## DATA SEGMENT
## start

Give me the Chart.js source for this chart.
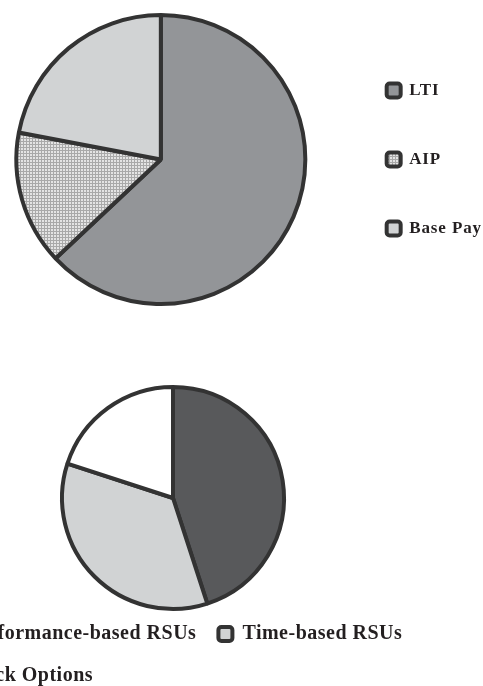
<!DOCTYPE html>
<html lang="en">
<head>
<meta charset="UTF-8">
<title>Pay mix</title>
<style>
  body {
    margin: 0;
    width: 483px;
    height: 686px;
    overflow: hidden;
    position: relative;
    background: #fff;
  }
  canvas { position: absolute; }
  #payMix { left: -13px; top: 0; }
  #ltiMix { left: -80px; top: 380px; }
</style>
</head>
<body>
<canvas id="payMix" width="505" height="319"></canvas>
<canvas id="ltiMix" width="506" height="316"></canvas>
<script src="https://cdn.jsdelivr.net/npm/chart.js"></script>
<script>
// data (percent of total)
const payLabels = ['LTI', 'AIP', 'Base Pay'];
const payValues = [63, 15, 22];

const ltiLabels = ['Performance-based RSUs', 'Time-based RSUs', 'Stock Options'];
const ltiValues = [45, 35, 20];

const edge = '#333333';
const ink = '#231f20';

// fine grid fill used for AIP
function hatch() {
  const c = document.createElement('canvas');
  c.width = c.height = 3;
  const g = c.getContext('2d');
  g.fillStyle = '#e4e4e4';
  g.fillRect(0, 0, 3, 3);
  g.fillStyle = '#a9a9a9';
  g.fillRect(0, 0, 3, 1);
  g.fillRect(0, 0, 1, 3);
  return g.createPattern(c, 'repeat');
}

// legend boxes with rounded corners
const baseLabels = (Chart.overrides.pie || Chart.overrides.doughnut).plugins.legend.labels.generateLabels;
function roundLabels(chart) {
  return baseLabels(chart).map(item => Object.assign(item, { borderRadius: 3 }));
}

// the legend text in the picture is a little spaced out
function spacing(px) {
  return {
    id: 'spacing',
    beforeUpdate(chart) { chart.ctx.letterSpacing = px; },
    beforeDraw(chart) { chart.ctx.letterSpacing = px; }
  };
}

function legendOpts(position, align, size, pad) {
  return {
    position: position,
    align: align,
    labels: {
      generateLabels: roundLabels,
      boxWidth: 14,
      boxHeight: 14,
      padding: pad,
      color: ink,
      font: { family: 'Liberation Serif', weight: 'bold', size: size }
    }
  };
}

new Chart(document.getElementById('payMix'), {
  type: 'pie',
  data: {
    labels: payLabels,
    datasets: [{
      data: payValues,
      backgroundColor: ['#939598', hatch(), '#d1d3d4'],
      borderColor: edge,
      borderWidth: 4,
      radius: 144.5,
      clip: false
    }]
  },
  plugins: [spacing('0.9px')],
  options: {
    responsive: false,
    animation: false,
    events: [],
    plugins: {
      legend: legendOpts('right', 'center', 17, 52),
      tooltip: { enabled: false }
    }
  }
});

new Chart(document.getElementById('ltiMix'), {
  type: 'pie',
  data: {
    labels: ltiLabels,
    datasets: [{
      data: ltiValues,
      backgroundColor: ['#58595b', '#d1d3d4', '#ffffff'],
      borderColor: edge,
      borderWidth: 4,
      radius: 111,
      clip: false
    }]
  },
  plugins: [spacing('0.5px')],
  options: {
    responsive: false,
    animation: false,
    events: [],
    layout: { padding: { top: 14 } },
    plugins: {
      legend: legendOpts('bottom', 'start', 20, 22),
      tooltip: { enabled: false }
    }
  }
});
</script>
</body>
</html>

## end

## SET PROBLEM
Repeat the material above word for word, please, apart from its images.

## RESULT OF THIS EXERCISE
Give me the Chart.js source for this chart.
<!DOCTYPE html>
<html lang="en">
<head>
<meta charset="UTF-8">
<title>Pay mix</title>
<style>
  body {
    margin: 0;
    width: 483px;
    height: 686px;
    overflow: hidden;
    position: relative;
    background: #fff;
  }
  canvas { position: absolute; }
  #payMix { left: -13px; top: 0; }
  #ltiMix { left: -80px; top: 380px; }
</style>
</head>
<body>
<canvas id="payMix" width="505" height="319"></canvas>
<canvas id="ltiMix" width="506" height="316"></canvas>
<script src="https://cdn.jsdelivr.net/npm/chart.js"></script>
<script>
// data (percent of total)
const payLabels = ['LTI', 'AIP', 'Base Pay'];
const payValues = [63, 15, 22];

const ltiLabels = ['Performance-based RSUs', 'Time-based RSUs', 'Stock Options'];
const ltiValues = [45, 35, 20];

const edge = '#333333';
const ink = '#231f20';

// fine grid fill used for AIP
function hatch() {
  const c = document.createElement('canvas');
  c.width = c.height = 3;
  const g = c.getContext('2d');
  g.fillStyle = '#e4e4e4';
  g.fillRect(0, 0, 3, 3);
  g.fillStyle = '#a9a9a9';
  g.fillRect(0, 0, 3, 1);
  g.fillRect(0, 0, 1, 3);
  return g.createPattern(c, 'repeat');
}

// legend boxes with rounded corners
const baseLabels = (Chart.overrides.pie || Chart.overrides.doughnut).plugins.legend.labels.generateLabels;
function roundLabels(chart) {
  return baseLabels(chart).map(item => Object.assign(item, { borderRadius: 3 }));
}

// the legend text in the picture is a little spaced out
function spacing(px) {
  return {
    id: 'spacing',
    beforeUpdate(chart) { chart.ctx.letterSpacing = px; },
    beforeDraw(chart) { chart.ctx.letterSpacing = px; }
  };
}

function legendOpts(position, align, size, pad) {
  return {
    position: position,
    align: align,
    labels: {
      generateLabels: roundLabels,
      boxWidth: 14,
      boxHeight: 14,
      padding: pad,
      color: ink,
      font: { family: 'Liberation Serif', weight: 'bold', size: size }
    }
  };
}

new Chart(document.getElementById('payMix'), {
  type: 'pie',
  data: {
    labels: payLabels,
    datasets: [{
      data: payValues,
      backgroundColor: ['#939598', hatch(), '#d1d3d4'],
      borderColor: edge,
      borderWidth: 4,
      radius: 144.5,
      clip: false
    }]
  },
  plugins: [spacing('0.9px')],
  options: {
    responsive: false,
    animation: false,
    events: [],
    plugins: {
      legend: legendOpts('right', 'center', 17, 52),
      tooltip: { enabled: false }
    }
  }
});

new Chart(document.getElementById('ltiMix'), {
  type: 'pie',
  data: {
    labels: ltiLabels,
    datasets: [{
      data: ltiValues,
      backgroundColor: ['#58595b', '#d1d3d4', '#ffffff'],
      borderColor: edge,
      borderWidth: 4,
      radius: 111,
      clip: false
    }]
  },
  plugins: [spacing('0.5px')],
  options: {
    responsive: false,
    animation: false,
    events: [],
    layout: { padding: { top: 14 } },
    plugins: {
      legend: legendOpts('bottom', 'start', 20, 22),
      tooltip: { enabled: false }
    }
  }
});
</script>
</body>
</html>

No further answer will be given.